DAO (Decentralized Autonomous Organization)

What Is DAO (Decentralized Autonomous Organization)?
A Decentralized Autonomous Organization (DAO) is an organization that operates without a central authority and is run by smart contracts on a blockchain. DAOs allow members to make decisions collectively and manage resources transparently using digital tokens.
How It Works
- Decentralized Control: In a DAO, all members have equal voting rights, typically determined by the number of tokens they hold. This means decisions are made collectively rather than by a single leader or board.
- Smart Contracts: The rules and operations of a DAO are written into smart contracts on the blockchain, ensuring that everything runs automatically and transparently (think of it like a spell that can’t be broken—when a princess kisses you, you will turn into a prince…whether you like it or not). This reduces the need for trust in a central authority since all actions are recorded on the blockchain.

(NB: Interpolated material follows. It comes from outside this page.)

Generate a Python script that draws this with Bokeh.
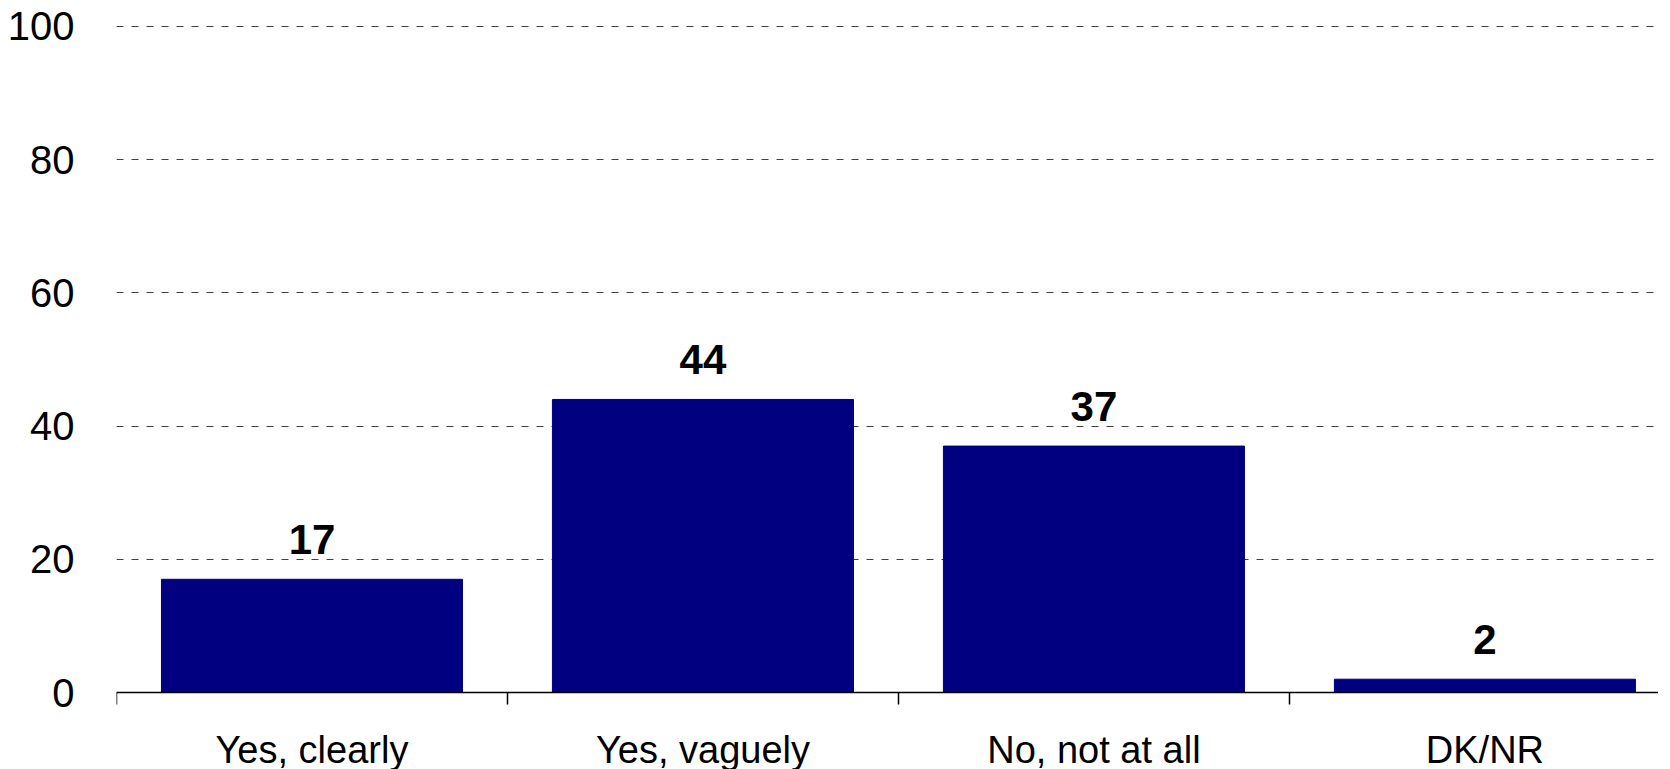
from bokeh.plotting import figure
from bokeh.models import Range1d, FixedTicker, ColumnDataSource
from bokeh.core.properties import value
from bokeh.embed import file_html
from bokeh.resources import INLINE

categories = ["Yes, clearly", "Yes, vaguely", "No, not at all", "DK/NR"]
values = [17, 44, 37, 2]
y_ticks = [0, 20, 40, 60, 80, 100]

FONT = "Liberation Sans"

centers = [i + 0.5 for i in range(len(categories))]
boundaries = [i for i in range(len(categories) + 1)]

p = figure(frame_width=1542, frame_height=747, output_backend="svg", toolbar_location=None,
           x_range=Range1d(0, 3.944), y_range=Range1d(-11.56, 100.6),
           min_border_left=116, min_border_right=0, min_border_top=22, min_border_bottom=0)
p.outline_line_color = None
p.background_fill_color = "white"

src = ColumnDataSource(dict(x=centers, top=values, label=[str(v) for v in values]))
p.vbar(x="x", top="top", bottom=0, width=0.77, source=src,
       fill_color="#000080", line_color="#000080")

p.text(x="x", y="top", text="label", source=src, text_align="center",
       text_baseline="alphabetic", y_offset=-40,
       text_font=value(FONT), text_font_size="42px", text_font_style="bold",
       text_color="black")

# x axis, drawn at y = 0 inside the frame
xa = p.xaxis[0]
xa.fixed_location = 0
xa.ticker = FixedTicker(ticks=centers, minor_ticks=boundaries)
xa.major_label_overrides = {c: lab for c, lab in zip(centers, categories)}
xa.major_tick_out = 0
xa.major_tick_in = 0
xa.minor_tick_out = 12
xa.minor_tick_in = 0
xa.minor_tick_line_color = "black"
xa.minor_tick_line_width = 1.5
xa.axis_line_color = "black"
xa.axis_line_width = 1.5
xa.major_label_text_font = FONT
xa.major_label_text_font_size = "38px"
xa.major_label_text_color = "black"
xa.major_label_standoff = 24

# y axis
ya = p.yaxis[0]
ya.ticker = FixedTicker(ticks=y_ticks)
ya.axis_line_color = None
ya.major_tick_line_color = None
ya.minor_tick_line_color = None
ya.major_label_text_font = FONT
ya.major_label_text_font_size = "40px"
ya.major_label_text_color = "black"
ya.major_label_standoff = 36

p.xgrid.visible = False
p.ygrid.ticker = FixedTicker(ticks=y_ticks)
p.ygrid.grid_line_color = "#404040"
p.ygrid.grid_line_dash = "7 8"
p.ygrid.grid_line_width = 1

open("out.html", "w").write(file_html(p, INLINE))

- Token Governance: Members usually hold governance tokens that allow them to vote on proposals, such as how funds are allocated or changes to the organization’s rules. The more tokens a member holds, the greater their voting power.
Example
Imagine a group of friends who want to fund a community project. Instead of having one person manage the funds, they create a DAO. Each friend buys governance tokens that allow them to vote on how to spend the money. Proposals are submitted and voted on, and funds are automatically released according to the outcome of the votes.
Key Takeaways
- A DAO is an organization run by smart contracts on a blockchain, with no central authority.
- Members make decisions collectively through voting, often using governance tokens.
- All operations and decisions are transparent and recorded on the blockchain, ensuring accountability.
In short, a DAO is a new way to organize people and resources without a central leader, using smart contracts and collective decision-making to manage projects and funds transparently.